Learn the Risk Factors, Warning Signs
Michael Cinquegrani, MD
Medical College of Wisconsin Cardiologist;
Associate Chief, Division of Cardiovascular Medicine
Named one of the "Best Doctors in America®" 2004 by
Best Doctors, Inc.
Genetics plays a role in heart disease — but it is not the whole story. Michael Cinquegrani, MD, lists many risk factors you can control and also goes over the heart disease warning signs. When it comes to treating heart attacks, he explains, there is a "night and day" difference between now and the not-so-distant past.
Q. What are the main kinds of heart disease?

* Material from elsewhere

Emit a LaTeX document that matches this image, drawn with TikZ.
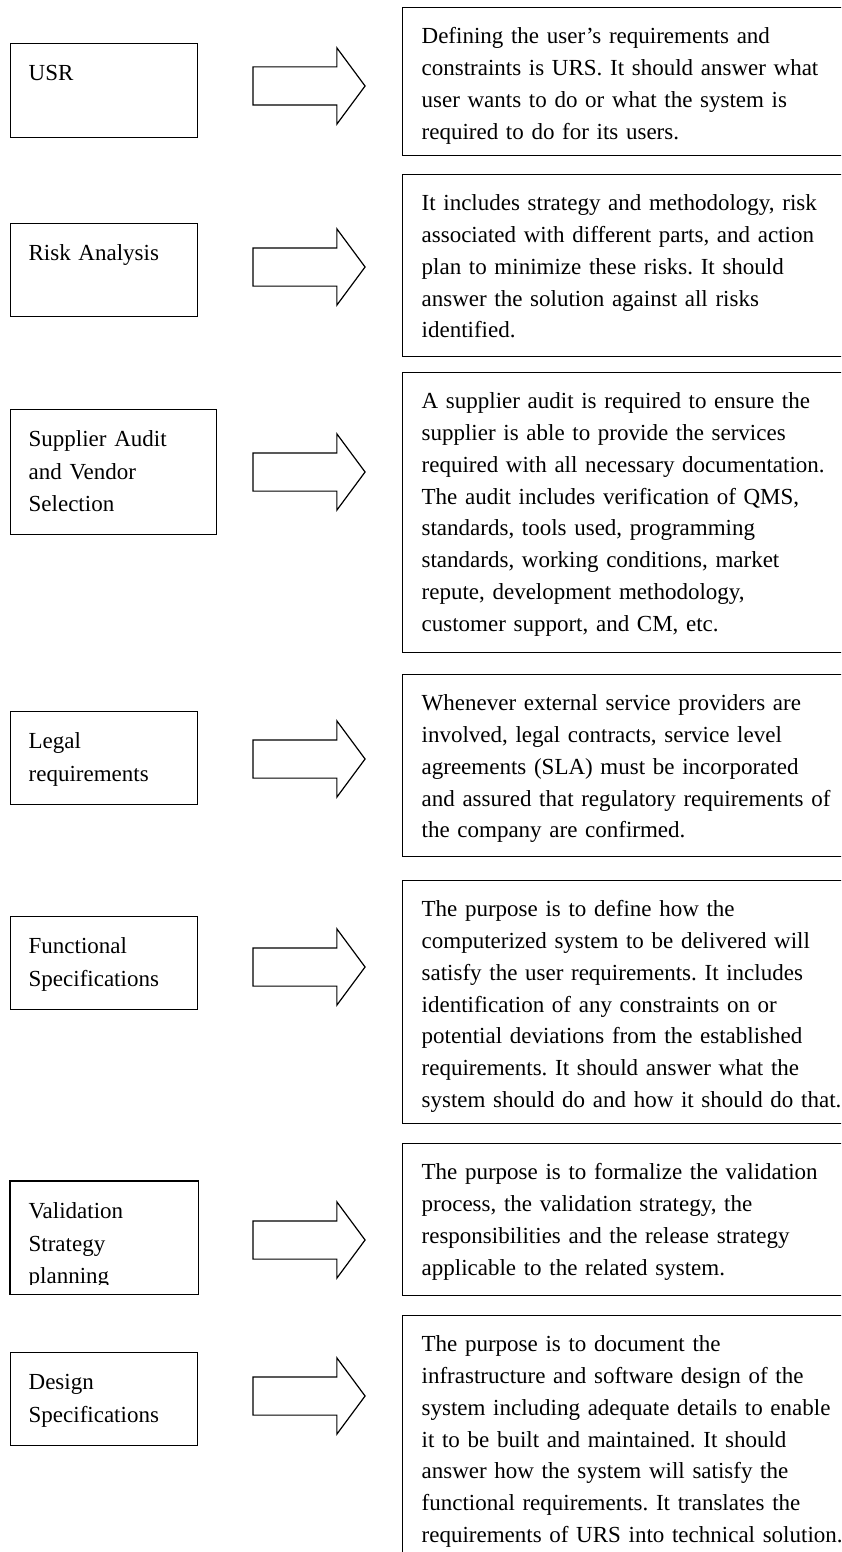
\documentclass[tikz,border=0pt]{standalone}
\usepackage{fontspec}
\setmainfont{Liberation Serif}
\usetikzlibrary{shapes.arrows}
\frenchspacing

\begin{document}
\begin{tikzpicture}[x=1pt,y=-1pt]
\tikzset{
  stagebox/.style={draw,line width=1.3pt,anchor=north west,inner xsep=18pt,inner ysep=0pt,
    text width=#1,align=left,text height=37pt,font=\fontsize{23}{32.5}\selectfont},
  stagebox/.default=151pt,
  descbox/.style={draw,line width=1.3pt,anchor=north west,inner xsep=19pt,inner ysep=0pt,
    text width=440pt,align=left,text height=36pt,font=\fontsize{23}{31.8}\selectfont},
  fatarrow/.style={single arrow,draw,line width=1.2pt,inner xsep=0pt,inner ysep=18.5pt,
    minimum height=112pt,single arrow head extend=19pt,single arrow tip angle=107}
}
\clip (0,0) rectangle (841,1552);

% left column
\node[stagebox,text depth=57pt] (usr) at (10,43) {USR};
\node[stagebox,text depth=56pt] (risk) at (10,223) {Risk Analysis};
\node[stagebox=170pt,text depth=88pt] (audit) at (10,409) {Supplier Audit\\and Vendor\\Selection};
\node[stagebox,text depth=56pt] (legal) at (10,711) {Legal\\requirements};
\node[stagebox,text depth=56pt] (func) at (10,916) {Functional\\Specifications};
\begin{scope}
\clip (0,0) rectangle (841,1284);
\node[stagebox,draw=none,text depth=75pt] (valid) at (10,1181) {Validation\\Strategy\\planning};
\end{scope}
\draw[line width=1.3pt] (valid.north west) rectangle (valid.south east);
\node[stagebox,text depth=56pt] (design) at (10,1352) {Design\\Specifications};

% arrows
\foreach \y [count=\i] in {86,267,472,759,967,1240,1396}
  \node[fatarrow] (arr\i) at (302,\y) {};

% right column
\node[descbox,text depth=112pt] (usrtxt) at (402,7) {Defining the user’s requirements and\\
constraints is URS. It should answer what\\
user wants to do or what the system is\\
required to do for its users.};
\node[descbox,text depth=146pt] (risktxt) at (402,174) {It includes strategy and methodology, risk\\
associated with different parts, and action\\
plan to minimize these risks. It should\\
answer the solution against all risks\\
identified.};
\node[descbox,text depth=244pt] (audittxt) at (402,372) {A supplier audit is required to ensure the\\
supplier is able to provide the services\\
required with all necessary documentation.\\
The audit includes verification of QMS,\\
standards, tools used, programming\\
standards, working conditions, market\\
repute, development methodology,\\
customer support, and CM, etc.};
\node[descbox,text depth=146pt] (legaltxt) at (402,674) {Whenever external service providers are\\
involved, legal contracts, service level\\
agreements (SLA) must be incorporated\\
and assured that regulatory requirements of\\
the company are confirmed.};
\node[descbox,text depth=207pt] (functxt) at (402,880) {The purpose is to define how the\\
computerized system to be delivered will\\
satisfy the user requirements. It includes\\
identification of any constraints on or\\
potential deviations from the established\\
requirements. It should answer what the\\
system should do and how it should do that.};
\node[descbox,text depth=116pt] (validtxt) at (402,1143) {The purpose is to formalize the validation\\
process, the validation strategy, the\\
responsibilities and the release strategy\\
applicable to the related system.};
\node[descbox,text depth=224pt] (designtxt) at (402,1315) {The purpose is to document the\\
infrastructure and software design of the\\
system including adequate details to enable\\
it to be built and maintained. It should\\
answer how the system will satisfy the\\
functional requirements. It translates the\\
requirements of URS into technical solution.};
\end{tikzpicture}
\end{document}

In adults, heart disease has several basic forms. One is coronary artery disease, which is an atherosclerotic [narrowing and hardening] change in the coronary arteries that can lead to chest discomfort and can lead to heart attack. That's one bucket. The second bucket is heart disease related to high blood pressure that leads to disabling symptoms such as shortness of breath and heart failure. The third bucket would be heart failure. Arrhythmia is the fourth bucket. There's also another bucket called valvular heart disease [disease of the heart valves]. It's particularly important for older people.
Q. What are the risk factors for heart disease?
There are certain risk factors for the development of heart disease in adults that are common between the first three buckets. One is a genetic predisposition to have coronary disease. The second would be those things that you influence yourself — smoking, uncontrolled high blood pressure, diabetes and high cholesterol levels. Obviously, you can't do anything about your genetic heritage, but you can do things about modifiable risk factors. You can control your blood pressure, you can quit smoking, you can do things either with diet or with medications to reduce your cholesterol if it's too high, and you can keep your diabetes well controlled.
Diabetes is a big driver of heart problems. Weight loss is an important one for people who are overweight because it can reduce the severity of their diabetes and it can also reduce the severity of their hypertension. Smoking speaks for itself.
Q. What warning flags should you look out for?
If people notice that their exercise tolerance is diminishing, they can't do activities they used to because they're getting short of breath, or they notice they are waking from sleep short of breath — those can be signs that there is something wrong with their heart.
If they're getting any kind of chest discomfort, usually a pressure sensation, that may also radiate to the neck or the arms or the jaw or the back — that can be a sign that they have blockage in the arteries to the heart. If it's a new symptom, it's particularly worrisome.
Q. If the heart care of today is "10," how do you rate the care of twenty years ago?
If we're calling today's heart care a 10, twenty years ago would probably be a 7. Twenty-five years ago would have been a 4. In the very early 80s, we totally transformed how heart attacks were being cared for. The difference was night and day. We started understanding more about how heart attacks occur and how to influence the course positively by getting a blood vessel open either with medications or with angioplasty.
So today, when somebody comes in with a heart attack, he or she has a much better chance of leaving the hospital, lowering their risk of future heart attacks and lowering their risk of death from heart failure — and a much better chance of leading a normal life.